En résumé, le Spiritisme adoucit l'amertume des chagrins de la vie ; il
calme les désespoirs et les agitations de l'âme, dissipe les incertitudes ou
les terreurs de l'avenir, arrête la pensée d'abréger la vie par le suicide ;
par cela même, il rend heureux ceux qui s'en pénètrent, et c'est là le
grand secret de sa rapide propagation.
Au point de vue religieux, le Spiritisme a pour base les vérités
fondamentales de toutes les religions : Dieu, l'âme, l'immortalité, les
peines et les récompenses futures ; mais il est indépendant de tout culte
particulier. Son but est de prouver à ceux qui nient ou qui doutent que
l'âme existe, qu'elle survit au corps ; qu'elle subit après la mort les
conséquences du bien et du mal qu'elle a faits pendant la vie corporelle,
or, ceci est de toutes les religions.
Comme croyance aux esprits, il est également de toutes les religions,
de même qu'il est de tous les peuples puisque, partout où il y a des
hommes, il y a des âmes ou esprits ; que les manifestations sont de tous
les temps, et que le récit s'en trouve dans toutes les religions sans
exception. On peut donc être catholique, grec ou romain, protestant, juif
ou musulman, et croire aux manifestations des Esprits, et par conséquent
être Spirite ; la preuve, c'est que le Spiritisme a des adhérents dans toutes
les sectes.
Comme morale, il est essentiellement chrétien, parce que celle qu'il
enseigne n'est que le développement et l'application de celle du Christ, la
plus pure de toutes, et dont la supériorité n'est contestée par personne,
preuve évidente qu'elle est la loi de Dieu ; or, la morale est à l'usage de
tout le monde.
Le Spiritisme étant indépendant de toute forme de culte, n'en
prescrivant aucun, et ne s'occupant pas des dogmes particuliers, n'est pas
une religion spéciale, car il n'a ni ses prêtres, ni ses temples. A ceux qui
lui demandent s'ils font bien de suivre telle ou telle pratique, il répond :
Si vous croyez votre conscience engagée à le faire, faites-le : Dieu tient
toujours compte de l'intention. En un mot, il ne s'impose à personne ; il
ne s'adresse pas à ceux qui ont la foi, et à qui cette foi suffit, mais à la
nombreuse catégorie des incertains et des incrédules ; il ne les enlève pas
à l'Eglise, puisqu'ils s'en sont séparés moralement en tout ou en partie : il
leur fait faire les trois quarts du chemin pour y entrer ; c'est à elle de
faire le reste.
Le Spiritisme combat, il est vrai, certaines croyances telles que
l'éternité des peines, le feu matériel de l'enfer, la personnalité du diable,
etc. ; mais n'est-il pas certain que ces croyances, imposées comme
absolues, ont de tout temps fait des incrédules et en font tous les jours ?
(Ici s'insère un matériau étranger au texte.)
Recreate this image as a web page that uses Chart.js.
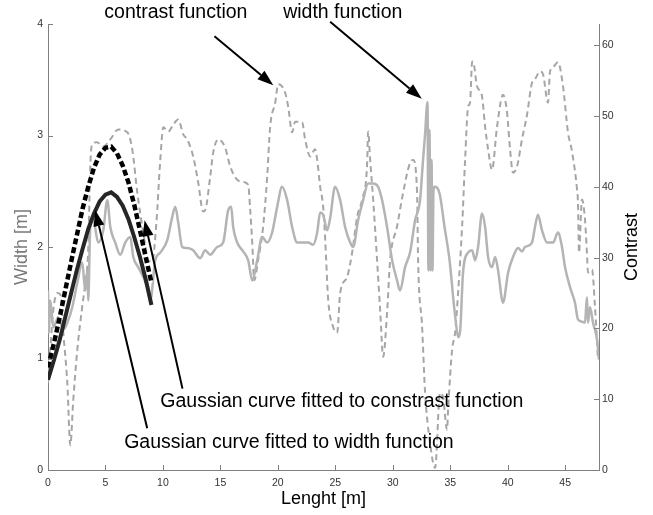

Si le Spiritisme, en donnant de ces dogmes et de quelques autres une
interprétation rationnelle, ramène à la foi ceux qui la désertent, ne rend-il
pas service à la religion ? Aussi un vénérable ecclésiastique disait-il à ce
sujet : « Le Spiritisme fait croire à quelque chose ; or, il vaut mieux
croire à quelque chose que de ne rien croire du tout. »
Les Esprits n'étant autres que les âmes, on ne peut nier les Esprits sans
nier l'âme. Les âmes ou Esprits étant admis, la question réduite à sa plus
simple expression est celle-ci : Les âmes de ceux qui sont morts peuvent-
elles se communiquer aux vivants ? Le Spiritisme prouve l'affirmative
par les faits matériels ; quelle preuve peut-on donner que cela n'est pas
possible ? Si cela est, toutes les négations du monde n'empêcheront pas
que cela soit, car ce n'est ni un système, ni une théorie, mais une loi de la
nature ; or, contre les lois de la nature la volonté de l'homme est
impuissante ; il faut bon gré mal gré en accepter les conséquences, et y
conformer ses croyances et ses habitudes.